Our conservation grazing service

Maydencroft Farm offers conservation grazing services to conservation bodies, land managers and local authorities interested in improving or conserving the natural environment. Our more formal approach to grazing land to an agreed specification enables us to provide our partners and clients with a unique conservation grazing service. However, there is more to successful working partnerships than just managing the grassland. A comprehensive service that includes positive interaction with the public is often essential. We pride ourselves in providing a friendly, approachable and informative service. We are happy to provide walks and talks on behalf of clients and partners explaining to the public the virtues of managing sites with traditional cattle breeds.

Why choose our Longhorns for conservation grazing?

The ability our animals have to turn rough and extensively managed pasture into the finest quality beef is well known. This coupled with a high take up of Environmental Stewardship Higher Level Schemes (HLS) has led to a resurgence of the breed.

With first-hand experience of delivering HLS Schemes at Maydencroft and other sites, our team has the expertise to work to the Natural England specification for habitat enhancement of grassland and historic parkland.

Using traditional and rare breeds of cattle, such as the Longhorn, our clients and partners can maximise the type of extensive grazing system necessary in HLS and historic parkland sites. The old breeds eat a much wider range of plants and grasses than modern commercial breeds, without losing condition. In fact, it's generally agreed that a mixed diet adds to the flavour of the meat! Another added benefit to grazing these old breeds in public parks, is that they are noted for being particularly docile and relaxed with people and importantly dogs.

The animals share a historical relationship with our landscape too. Our traditional cattle breeds have grazed across the country for hundreds of years. For this reason, the animals are particularly well suited to our environment. They have been bred over the centuries to make best use of native grasses and wildflowers without the need for intensive grassland management through fertilisers and pesticides.

Our Grazing Sites

Maydencroft Longhorns graze a wide variety of pasture in Hertfordshire and beyond. From open access land where their natural docility makes them an ideal choice, to areas of scientific interest, where their grazing tendencies enable them to help improve species diversity. Sites of particular interest include:

Holland Park, London

Central London is probably the most unlikely place you would expect to see Longhorn cattle but our cattle graze the enclosures known as the Oak enclosure and Arboretum in Holland Park. This is specified as an objective in the Woodland Management Plan: to restore and maintain meadow and grassland habitats.

Pishiobury Park, Sawbridgeworth

Pishiobury Park is located to the south of Sawbridgeworth. and was an "enclosed" park designed by Capability Brown in the 18th century. Maydencroft cattle were involved in a tagging project to measure grazing habits for the University of Hertfordshire.

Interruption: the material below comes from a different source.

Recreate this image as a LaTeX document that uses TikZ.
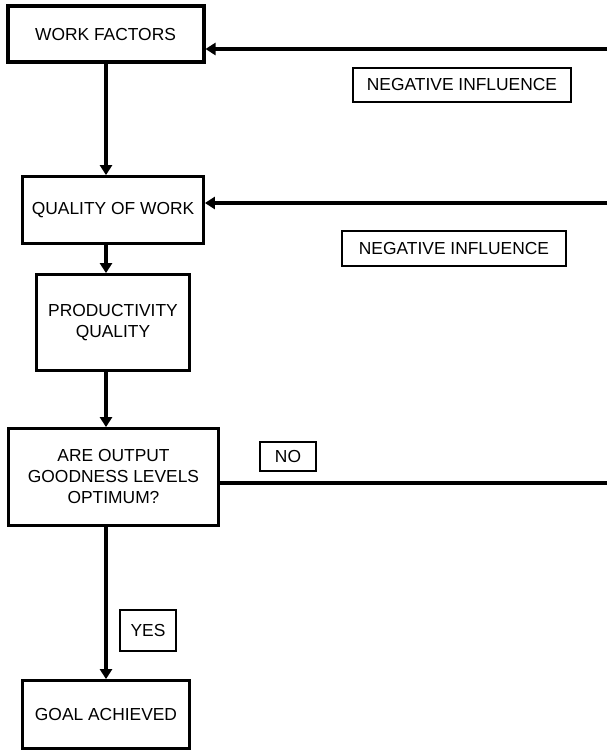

Bricket Wood Common, Watford

This open access heathland is an excellent example of the benefits of native breed conservation grazing. Primarily consisting of acid grassland and heather, the cattle are there to help the acid grass and heather to spread. The cattle graze in Spring, and are then moved to allow the flowering of rare orchids, before grazing again after the orchids have flowered. This helps to disperse the orchid seeds as the cattle trample them throughout the heath. This diverse site also has a lot of young silver birch, which the cattle are able to keep under control. As Longhorns are docile and incurious beasts, horses and riders can have confidence when using the bridleway that goes through Bricket Wood Common.

Broxbourne Woods NNR

Hertfordshire's only National Nature Reserve (NNR) is also recognised as a Special Area of Conservation of European importance. Broxbourne Woods is a very large area of sessile oak and hornbeam woodland. Our cattle graze within the woodland glades in the summer months.

Ellenbrook Fields, Hatfield

Forming part of the former Hatfield Aerodrome, our largest grazing site is open to the public. A series of linking footpaths run through areas of open grassland and cattle grazing.